For centuries humans have wondered if there might be other worlds like ours out somewhere in space, perhaps with humans like us. And if other living beings are out there, how intelligent are they, and would it be possible to communicate with them? If we at some time in the future should receive specific communications from other worlds, what would be your response? How would that impact your faith in God? It would certainly dominate the news.

The most interesting thing to me about this discussion is the great lengths to which we have gone to listen for a message from other living beings who might share our universe, yet how little attention we pay to the message the Creator of our universe has spoken so clearly through His Son and through His Word. He also has an ear continuously open to us. He will hear every prayer of His children. That is why prayer is so important in the spiritual life of a Christian.

Jesus Christ both modeled prayer for His disciples and taught them to pray. Suppose Jesus Christ appeared today to you personally, much as He did to the Apostle John on the Isle of Patmos as described in Revelation 1 and said that He expected you to pray. Wouldn’t you be more faithful in prayer, knowing specifically that Jesus expected that of you?

A praying man as well as a reformer of the church, Martin Luther expressed God’s expectation of prayer by saying: “As it is the business of tailors to make clothes and of cobblers to mend shoes, so it is the business of Christians to pray.” Luther’s words enable us to see prayer not only as a divine summons, but also as a royal invitation. The writer of Hebrews expresses it in a way that cannot be misunderstood: “Let us then approach the throne of grace with confidence, so that we may receive mercy and find grace to help us in our time of need” (4:16).
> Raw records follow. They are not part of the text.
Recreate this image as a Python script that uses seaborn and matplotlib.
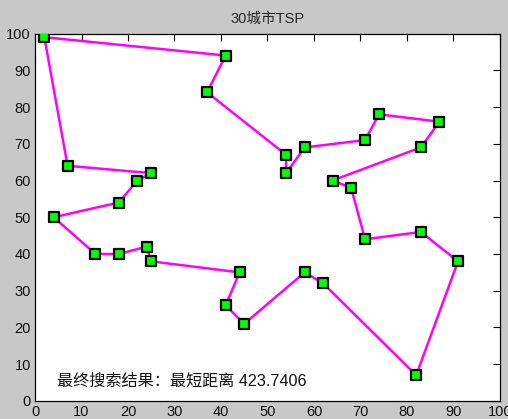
import matplotlib
matplotlib.use("Agg")
import matplotlib.pyplot as plt
import seaborn as sns
import pandas as pd

# Best tour found for the 30-city instance, in visiting order (closed loop)
tour_x = [2, 41, 37, 54, 54, 58, 71, 74, 87, 83, 64, 68, 71, 83, 91, 82,
          62, 58, 45, 41, 44, 25, 24, 18, 13, 4, 18, 22, 25, 7, 2]
tour_y = [99, 94, 84, 67, 62, 69, 71, 78, 76, 69, 60, 58, 44, 46, 38, 7,
          32, 35, 21, 26, 35, 38, 42, 40, 40, 50, 54, 60, 62, 64, 99]
best_length = 423.7406
title_text = "30城市TSP"
result_label = "最终搜索结果：最短距离"
ticks = [0, 10, 20, 30, 40, 50, 60, 70, 80, 90, 100]

sns.set_style("white")
plt.rcParams["font.family"] = ["Liberation Sans", "Noto Sans CJK SC", "DejaVu Sans"]

df = pd.DataFrame({"x": tour_x, "y": tour_y, "step": range(len(tour_x))})

fig = plt.figure(figsize=(5.08, 4.19), dpi=100, facecolor="#c8c8c8")
ax = fig.add_axes([0.069, 0.043, 0.915, 0.877])
ax.set_facecolor("white")

sns.lineplot(data=df, x="x", y="y", sort=False, estimator=None, ax=ax,
             color="#ff00ff", linewidth=1.8, zorder=2)
sns.scatterplot(data=df.iloc[:-1], x="x", y="y", ax=ax, marker="s", s=55,
                color="#00ff00", edgecolor="black", linewidth=1.6, zorder=3)

ax.set_xlim(0, 100)
ax.set_ylim(0, 100)
ax.set_xticks(ticks)
ax.set_yticks(ticks)
ax.set_xlabel("")
ax.set_ylabel("")
ax.tick_params(direction="in", length=5, width=0.8, color="black",
               top=True, right=True, labelsize=10.5, labelcolor="#111111", pad=3)
for sp in ax.spines.values():
    sp.set_visible(True)
    sp.set_color("black")
    sp.set_linewidth(0.9)

ax.set_title(title_text, fontsize=10.5, pad=8)
ax.text(4.7, 5.4, f"{result_label} {best_length:.4f}", fontsize=11.6,
        va="center", ha="left", color="#111111")

fig.savefig("out.png", dpi=100, facecolor=fig.get_facecolor())
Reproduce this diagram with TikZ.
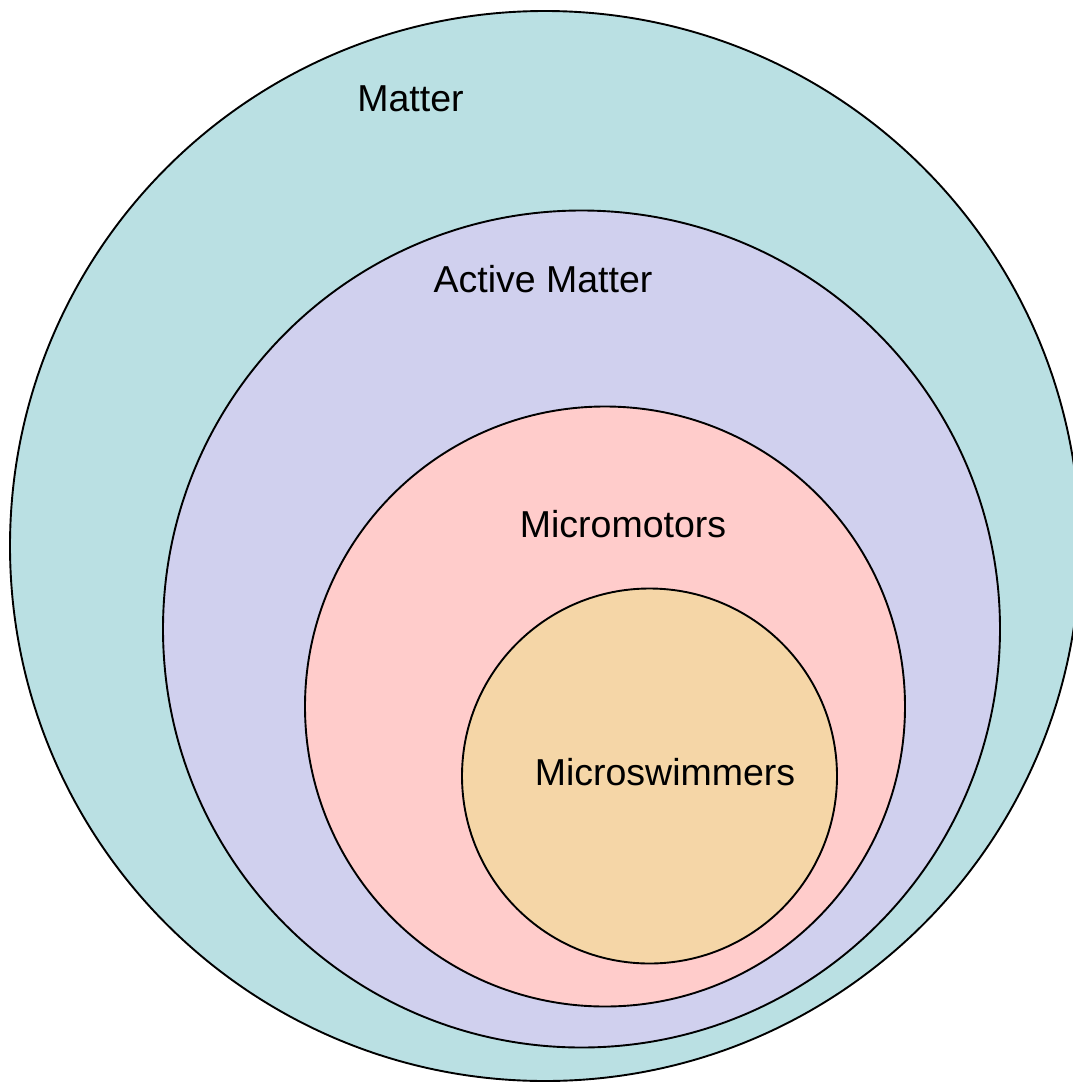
\documentclass[tikz,border=0pt]{standalone}
\usepackage{fontspec}
\setmainfont{Liberation Sans}
\definecolor{cMatter}{RGB}{186,224,227}
\definecolor{cActive}{RGB}{208,208,238}
\definecolor{cMotor}{RGB}{255,204,203}
\definecolor{cSwim}{RGB}{245,214,167}
\begin{document}
\begin{tikzpicture}[x=1pt,y=-1pt,
  ring/.style={circle,draw=black,line width=1.9pt,inner sep=0pt,outer sep=0pt},
  lbl/.style={anchor=base,inner sep=0pt,font=\fontsize{37.5}{40}\selectfont}]
\useasboundingbox (0,0) rectangle (1073,1082);
\clip (0,0) rectangle (1073,1082);
\node[ring,fill=cMatter,minimum size=1070pt] (matter) at (545,546) {};
\node[ring,fill=cActive,minimum size=837pt] (active) at (581.5,629) {};
\node[ring,fill=cMotor,minimum size=600pt] (motor) at (605,706.5) {};
\node[ring,fill=cSwim,minimum size=375pt] (swim) at (649.5,776) {};
\node[lbl] (tmatter) at (410.5,111) {Matter};
\node[lbl] (tactive) at (543,292) {Active Matter};
\node[lbl] (tmotor) at (623,537) {Micromotors};
\node[lbl] (tswim) at (665,785) {Microswimmers};
\end{tikzpicture}
\end{document}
If Jesus has asked us to pray, and if prayer is such a vital part of a Christian’s spiritual development, why do so many believers confess that they do not pray as often as they should? Perhaps there are many reasons: lack of discipline, a regular time is not allotted, lack of faith, lack of sensing the nearness of God, etc. When there is little awareness of our need to pray there is little prayer. We should not wait until circumstances drive us to our knees.

Andrew Murray, South African minister and author of “With Christ in the School of Prayer,” was very much on target when he said, “Reading a book about prayer, listening to lectures and talking about it is very good, but it won’t teach you to pray. You get nothing without exercise, without practice. I might listen for a year to a professor of music playing the most beautiful music, but that won’t teach me to play an instrument.”

Abraham Lincoln once said, “I have been driven many times to my knees by the overwhelming conviction that I had nowhere else to go.” Abe couldn’t have said it any better than that!